Robyn Blumner of the American Civil Liberties Union in Miami sees the state law as improper prior restraint of the press but also recognizes the argument on the other side - the "devastation" that publication may cause the victim.

The publication or broadcast of a rape victim's "name, address, or other identifying fact or information" is a second-degree misdemeanor punishable by a 60-day jail sentence and a $500 fine under Florida law.

The Palm Beach Post, the county's largest daily, has a policy against publication unless the victim agrees to be named - except under extraordinary circumstances, Managing Editor Tom O'Hara said.

"I hate to be real cynical. I guess maybe the tabloids are the type of publications that will bulldoze the path on some of this."

Allan Siegal, an assistant managing editor of The New York Times, which has closely covered the story, says the Times "considers these things case by case."

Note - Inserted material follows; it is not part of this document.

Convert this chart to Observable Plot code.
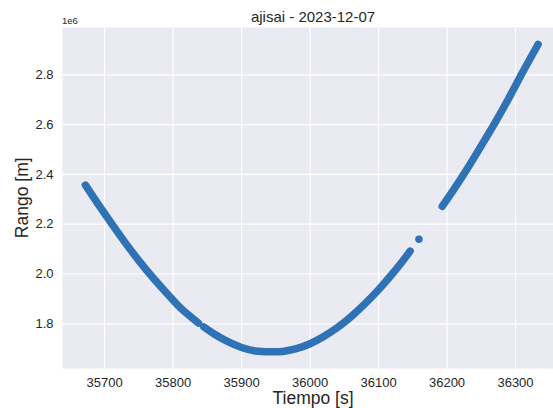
<!DOCTYPE html>
<html>
<head>
<meta charset="utf-8">
<script src="https://cdn.jsdelivr.net/npm/d3@7"></script>
<script src="https://cdn.jsdelivr.net/npm/@observablehq/plot@0.6"></script>
<style>
  html, body { margin: 0; padding: 0; background: #ffffff; }
  #wrap { position: relative; width: 553px; height: 408px; overflow: hidden;
          font-family: "Liberation Sans", Arial, sans-serif; color: #262626; }
  #chart { position: absolute; left: 0; top: 0; }
  .lbl { position: absolute; line-height: 1; white-space: nowrap; color: #262626; }
</style>
</head>
<body>
<div id="wrap">
  <div id="chart"></div>
  <div class="lbl" id="title" style="left:62px; width:502px; top:8.6px; font-size:15px; text-align:center;"></div>
  <div class="lbl" id="offset" style="left:62px; top:16px; font-size:9.5px;"></div>
  <div class="lbl" id="xlabel" style="left:62px; width:502px; top:391.2px; font-size:17.5px; line-height:0.8; text-align:center;"></div>
  <div class="lbl" id="ylabel" style="left:-27px; width:100px; top:188.75px; font-size:17.5px; text-align:center; transform:rotate(-90deg); transform-origin:50% 50%;"></div>
</div>
<script>
// ---- text ----
const titleText = "ajisai - 2023-12-07";
const xLabelText = "Tiempo [s]";
const yLabelText = "Rango [m]";
const offsetText = "1e6";

// ---- ticks ----
const xTicks = [35700, 35800, 35900, 36000, 36100, 36200, 36300];
const yTicks = [1800000, 2000000, 2200000, 2400000, 2600000, 2800000];

// ---- data (time [s], range [m]) ----
const segA_t = [35672, 35690, 35710, 35730, 35750, 35770, 35790, 35810, 35825, 35837];
const segA_r = [2357000, 2283000, 2203000, 2126000, 2054000, 1987000, 1925000, 1866000, 1830000, 1803000];

const segB_t = [35845, 35860, 35880, 35900, 35920, 35942, 35960, 35980, 36000, 36020, 36040, 36060, 36080, 36100, 36120, 36135, 36146];
const segB_r = [1787000, 1759000, 1728000, 1705000, 1691000, 1687500, 1689000, 1700000, 1720000, 1749000, 1785000, 1829000, 1880000, 1937000, 2000000, 2051000, 2092000];

const lone_t = [36159];
const lone_r = [2140000];

const segC_t = [36193, 36210, 36230, 36250, 36270, 36290, 36310, 36333];
const segC_r = [2272000, 2340000, 2425000, 2515000, 2607000, 2705000, 2808000, 2922000];

const color = "#3072b6";

const rows = [];
[["A", segA_t, segA_r], ["B", segB_t, segB_r], ["C", segC_t, segC_r]].forEach(([s, ts, rs]) => {
  ts.forEach((t, i) => rows.push({seg: s, t, r: rs[i]}));
});
const lone = lone_t.map((t, i) => ({t, r: lone_r[i]}));

const chart = Plot.plot({
  width: 553,
  height: 408,
  marginLeft: 62,
  marginRight: 0,
  marginTop: 27,
  marginBottom: 40,
  style: {fontFamily: "Liberation Sans, Arial, sans-serif", fontSize: "13px", color: "#262626", background: "transparent"},
  x: {domain: [35638.5, 36355.5]},
  y: {domain: [1620500, 2990000]},
  marks: [
    Plot.frame({fill: "#eaeaf2", stroke: null}),
    Plot.gridX({ticks: xTicks, stroke: "#ffffff", strokeOpacity: 1, strokeWidth: 1.2}),
    Plot.gridY({ticks: yTicks, stroke: "#ffffff", strokeOpacity: 1, strokeWidth: 1.2}),
    Plot.axisX({ticks: xTicks, tickSize: 0, tickPadding: 9, tickFormat: d => String(d), label: null, fontSize: 13}),
    Plot.axisY({ticks: yTicks, tickSize: 0, tickPadding: 9, tickFormat: d => (d / 1e6).toFixed(1), label: null, fontSize: 13}),
    Plot.line(rows, {x: "t", y: "r", z: "seg", stroke: color, strokeWidth: 7.5,
      strokeLinecap: "round", strokeLinejoin: "round", curve: "natural"}),
    Plot.dot(lone, {x: "t", y: "r", r: 3.75, fill: color, stroke: null})
  ]
});
document.getElementById("chart").appendChild(chart);
document.getElementById("title").textContent = titleText;
document.getElementById("xlabel").textContent = xLabelText;
document.getElementById("ylabel").textContent = yLabelText;
document.getElementById("offset").textContent = offsetText;
</script>
</body>
</html>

"Ordinarily, the Times doesn't name victims of sex crimes unless there is an extraordinary public interest in identifying them or we have strong reason to doubt their account," he said.

In 1989, a U.S. Supreme Court decision overturned a $97,500 verdict against a Jacksonville weekly newspaper that had claimed it inadvertently published the name of a victim.

The decision said that newspapers may be punished for publishing names of victims obtained legally from court records only when such publication would violate "a state interest of the highest order." That language basically left it to court interpretation when publication was justified.

The debate comes as society's attitudes toward rape and rape reporting are evolving.

Some say people need to get the sex out of rape and treat it as a violent assault - not a sexual act.

Others say the victim should have the right to come forward and not be propelled into the spotlight.

The sensitive telling of a stranger-rape case by a woman who wanted her story known produced a Pulitzer Prize for The Des Moines (Iowa) Register last week.